LADY AT THE BAT: Astros, Chapman, Jeter & Palermo: An Eventful Weekend For Yankees

Monday, May 15, 2017

Astros, Chapman, Jeter & Palermo: An Eventful Weekend For Yankees

An eventful weekend at Yankee Stadium was highlighted, of course, by the number retirement ceremony for Derek Jeter. As always, the Yankees did it right, from top to bottom. Although, those Monument Park Jackets were a bit over the top. The story is that the whole thing was Carlos Beltran's idea. I can just imagine him saying, "God, I can't believe they took me seriously. What a bunch of idiots!" 

Okay, the jackets aren't that bad. An okay touch. I can live with them. I can also live with the Yankees losing three out of four to the Astros this weekend. Really, we didn't see anything a lot of fans weren't already willing to see: that the Yankees are a nice, up-and-coming team that won't win the World Series this year. But they are fun to watch and they never give up.

That is all you can ask from a team that many predicted to be cellar dwellers this year. As the season progresses, that prediction seems less and less likely to happen.

Something that was likely to happen: Aroldis Chapman going on the DL. After Joe Maddon over-used him in the World Series, we were all afraid this would happen. Chapman didn't help himself by trying to pitch through this rotator cuff injury. However, I disagree with some fans and bloggers, who say the Yankees were at fault in some way. This is nothing like what happened with the Mets' Noah Syndergaard. Remember, after the initial concern in Boston, Chapman was lights out against Toronto. It is entirely possible that this allayed the Yankees' fears, if only briefly.

An off-day today before two series, in Kansas City and Tampa Bay, this week. The Yankees are back in sole possession of first place. It would be nice to build on that lead against the Royals and Rays.

RIP, Steve Palermo
ICYMI, former MLB umpire Steve Palermo passed away yesterday. Younger fans who had never heard of Palermo were surely touched if/when they Googled him. Though his umpiring career was cut short by a bullet when he tried to help a crime victim, Palermo remained involved in the game for many years in various capacities, including working the pre-game show before Yankee games on the MSG Network.
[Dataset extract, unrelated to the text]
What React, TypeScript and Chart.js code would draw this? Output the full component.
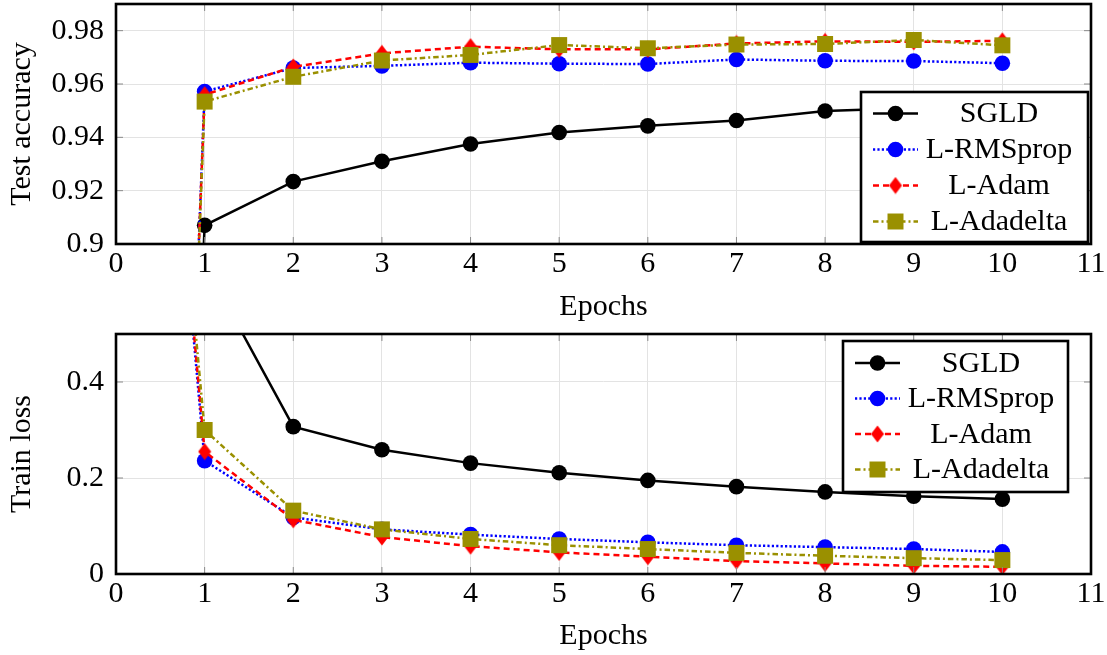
import React, { useEffect, useRef } from "react";
import { Chart, registerables } from "chart.js";

Chart.register(...registerables);

// ---------- data ----------
const epochs = [0, 1, 2, 3, 4, 5, 6, 7, 8, 9, 10];
const seriesNames = ["SGLD", "L-RMSprop", "L-Adam", "L-Adadelta"];

const accSGLD = [0.1, 0.907, 0.9234, 0.931, 0.9375, 0.9418, 0.9443, 0.9463, 0.9499, 0.951, 0.952];
const accRMSprop = [0.1, 0.9572, 0.966, 0.9668, 0.968, 0.9676, 0.9675, 0.9692, 0.9687, 0.9686, 0.9678];
const accAdam = [0.1, 0.956, 0.9664, 0.9715, 0.974, 0.973, 0.973, 0.9752, 0.976, 0.9758, 0.9762];
const accAdadelta = [0.1, 0.9534, 0.9627, 0.9688, 0.9709, 0.9746, 0.9734, 0.9748, 0.975, 0.9765, 0.9745];

const lossSGLD = [2.3, 0.646, 0.307, 0.259, 0.231, 0.211, 0.195, 0.182, 0.171, 0.162, 0.156];
const lossRMSprop = [2.3, 0.236, 0.118, 0.093, 0.082, 0.073, 0.066, 0.06, 0.056, 0.052, 0.046];
const lossAdam = [2.3, 0.255, 0.113, 0.077, 0.058, 0.045, 0.036, 0.027, 0.022, 0.017, 0.015];
const lossAdadelta = [2.3, 0.3, 0.132, 0.093, 0.073, 0.06, 0.052, 0.044, 0.038, 0.033, 0.029];

const xTicks = [0, 1, 2, 3, 4, 5, 6, 7, 8, 9, 10, 11];
const accTicks = [0.9, 0.92, 0.94, 0.96, 0.98];
const lossTicks = [0, 0.2, 0.4];

// ---------- styles ----------
const FONT = "'Liberation Serif', 'Times New Roman', serif";
const FS = 30;
const OLIVE = "#9a9000";

function makeDiamond(color: string) {
  const c = document.createElement("canvas");
  c.width = 14;
  c.height = 18;
  const g = c.getContext("2d")!;
  g.fillStyle = color;
  g.beginPath();
  g.moveTo(7, 0.5);
  g.lineTo(13.5, 9);
  g.lineTo(7, 17.5);
  g.lineTo(0.5, 9);
  g.closePath();
  g.fill();
  return c;
}

type Style = {
  color: string;
  dash: number[];
  point: any;
  radius: number;
};

function styles(): Style[] {
  return [
    { color: "#000000", dash: [], point: "circle", radius: 7.8 },
    { color: "#0000ff", dash: [2.2, 2.2], point: "circle", radius: 7.8 },
    { color: "#ff0000", dash: [6, 4], point: makeDiamond("#ff0000"), radius: 8 },
    { color: OLIVE, dash: [5.5, 3, 2, 3], point: "rect", radius: 11.3 },
  ];
}

function drawMarker(ctx: CanvasRenderingContext2D, st: Style, x: number, y: number) {
  ctx.save();
  ctx.setLineDash([]);
  ctx.fillStyle = st.color;
  if (st.point === "circle") {
    ctx.beginPath();
    ctx.arc(x, y, st.radius, 0, Math.PI * 2);
    ctx.fill();
  } else if (st.point === "rect") {
    const s = st.radius * Math.SQRT1_2;
    ctx.fillRect(x - s, y - s, 2 * s, 2 * s);
  } else {
    const img = st.point as HTMLCanvasElement;
    ctx.drawImage(img, x - img.width / 2, y - img.height / 2);
  }
  ctx.restore();
}

const frameLegend = {
  id: "frameLegend",
  afterDraw(chart: any, _args: any, opts: any) {
    const { ctx, chartArea: a } = chart;
    const xs = chart.scales.x;
    const ys = chart.scales.y;
    ctx.save();
    // inner tick marks
    ctx.strokeStyle = "#8a8a8a";
    ctx.lineWidth = 1;
    ctx.setLineDash([]);
    const seg = (x1: number, y1: number, x2: number, y2: number) => {
      ctx.beginPath();
      ctx.moveTo(x1, y1);
      ctx.lineTo(x2, y2);
      ctx.stroke();
    };
    ys.ticks.forEach((t: any) => {
      const py = ys.getPixelForValue(t.value);
      seg(a.left, py, a.left + 7, py);
      seg(a.right - 7, py, a.right, py);
    });
    xs.ticks.forEach((t: any) => {
      const px = xs.getPixelForValue(t.value);
      seg(px, a.bottom, px, a.bottom - 7);
      seg(px, a.top, px, a.top + 7);
    });
    // frame
    ctx.strokeStyle = "#000";
    ctx.lineWidth = 2.6;
    ctx.strokeRect(a.left, a.top, a.right - a.left, a.bottom - a.top);
    // legend
    const L = opts.box;
    if (L) {
      const st: Style[] = opts.styles;
      ctx.fillStyle = "#fff";
      ctx.fillRect(L.x, L.y, L.w, L.h);
      ctx.strokeStyle = "#000";
      ctx.lineWidth = 2.6;
      ctx.strokeRect(L.x, L.y, L.w, L.h);
      chart.data.datasets.forEach((ds: any, i: number) => {
        const cy = L.y + L.first + i * L.step;
        ctx.strokeStyle = st[i].color;
        ctx.lineWidth = 2.5;
        ctx.setLineDash(st[i].dash);
        seg(L.x + 12, cy, L.x + 57, cy);
        ctx.setLineDash([]);
        drawMarker(ctx, st[i], L.x + 34.5, cy);
        ctx.fillStyle = "#000";
        ctx.font = `${FS}px ${FONT}`;
        ctx.textAlign = "center";
        ctx.textBaseline = "middle";
        ctx.fillText(ds.label, L.x + 138, cy + 1);
      });
    }
    ctx.restore();
  },
};

function fmt(v: number) {
  return String(Number(v.toFixed(2)));
}

function buildConfig(p: {
  series: number[][];
  yMin: number;
  yMax: number;
  yTicks: number[];
  yTitle: string;
  xScaleHeight: number;
  xTitlePad: number;
  box: any;
}): any {
  const st = styles();
  const datasets = seriesNames.map((name, i) => ({
    label: name,
    data: epochs.map((e, k) => ({ x: e, y: p.series[i][k] })),
    borderColor: st[i].color,
    backgroundColor: st[i].color,
    borderWidth: 2.5,
    borderDash: st[i].dash,
    borderCapStyle: "butt",
    pointStyle: st[i].point,
    pointRadius: st[i].radius,
    pointBackgroundColor: st[i].color,
    pointBorderColor: st[i].color,
    pointBorderWidth: 0,
    tension: 0,
    fill: false,
    clip: 0,
    order: 4 - i,
  }));
  return {
    type: "line",
    data: { datasets },
    plugins: [frameLegend],
    options: {
      responsive: false,
      animation: false,
      devicePixelRatio: 1,
      layout: { autoPadding: false, padding: { left: 0, right: 16, top: 4, bottom: 0 } },
      plugins: {
        legend: { display: false },
        tooltip: { enabled: false },
        frameLegend: { box: p.box, styles: st },
      },
      scales: {
        x: {
          type: "linear",
          min: 0,
          max: 11,
          afterBuildTicks: (s: any) => {
            s.ticks = xTicks.map((v) => ({ value: v }));
          },
          afterFit: (s: any) => {
            s.height = p.xScaleHeight;
            s.paddingLeft = 0;
            s.paddingRight = 0;
          },
          grid: { color: "#e3e3e3", lineWidth: 1, drawTicks: false },
          border: { display: false },
          ticks: {
            padding: 5,
            color: "#000",
            font: { family: FONT, size: FS, lineHeight: 1 },
            maxRotation: 0,
            autoSkip: false,
            callback: (v: number) => String(v),
          },
          title: {
            display: true,
            text: "Epochs",
            color: "#000",
            font: { family: FONT, size: FS, lineHeight: 1 },
            padding: { top: 0, bottom: p.xTitlePad },
          },
        },
        y: {
          type: "linear",
          min: p.yMin,
          max: p.yMax,
          afterBuildTicks: (s: any) => {
            s.ticks = p.yTicks.map((v) => ({ value: v }));
          },
          afterFit: (s: any) => {
            s.width = 116;
            s.paddingTop = 0;
            s.paddingBottom = 0;
          },
          grid: { color: "#e3e3e3", lineWidth: 1, drawTicks: false },
          border: { display: false },
          ticks: {
            padding: 12,
            color: "#000",
            font: { family: FONT, size: FS, lineHeight: 1 },
            autoSkip: false,
            callback: (v: number) => fmt(v),
          },
          title: {
            display: true,
            text: p.yTitle,
            color: "#000",
            font: { family: FONT, size: FS, lineHeight: 1 },
            padding: { top: 7, bottom: 0 },
          },
        },
      },
    },
  };
}

function ChartCanvas({ config, width, height }: { config: () => any; width: number; height: number }) {
  const ref = useRef<HTMLCanvasElement | null>(null);
  useEffect(() => {
    if (!ref.current) return;
    const chart = new Chart(ref.current, config());
    return () => chart.destroy();
  }, []);
  return <canvas ref={ref} width={width} height={height} style={{ display: "block", width, height }} />;
}

export default function App() {
  const topCfg = () =>
    buildConfig({
      series: [accSGLD, accRMSprop, accAdam, accAdadelta],
      yMin: 0.9,
      yMax: 0.99,
      yTicks: accTicks,
      yTitle: "Test accuracy",
      xScaleHeight: 86,
      xTitlePad: 8,
      box: { x: 861, y: 92, w: 227, h: 150, first: 21.5, step: 36 },
    });
  const bottomCfg = () =>
    buildConfig({
      series: [lossSGLD, lossRMSprop, lossAdam, lossAdadelta],
      yMin: 0,
      yMax: 0.5,
      yTicks: lossTicks,
      yTitle: "Train loss",
      xScaleHeight: 81,
      xTitlePad: 4,
      box: { x: 843, y: 11, w: 225, h: 151, first: 22, step: 35.5 },
    });
  return (
    <div style={{ position: "absolute", left: 0, top: 0, width: 1107, height: 655, background: "#fff" }}>
      <ChartCanvas config={topCfg} width={1107} height={330} />
      <ChartCanvas config={bottomCfg} width={1107} height={325} />
    </div>
  );
}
When I heard about his death, I was reminded of a summer I spent back in the '80s attending umpire's school.  A few of the instructors had worked with Palermo in the minor leagues. All of them, even the ones who hadn't worked with him, agreed that Steve Palermo was, at that time, the best umpire in Major League Baseball. He was the standard we were told to measure ourselves against. (Unfortunately for me, that standard proved too great. I never made it past Little League.)

Rest in peace, Mr Palermo. You will be missed, and never forgotten.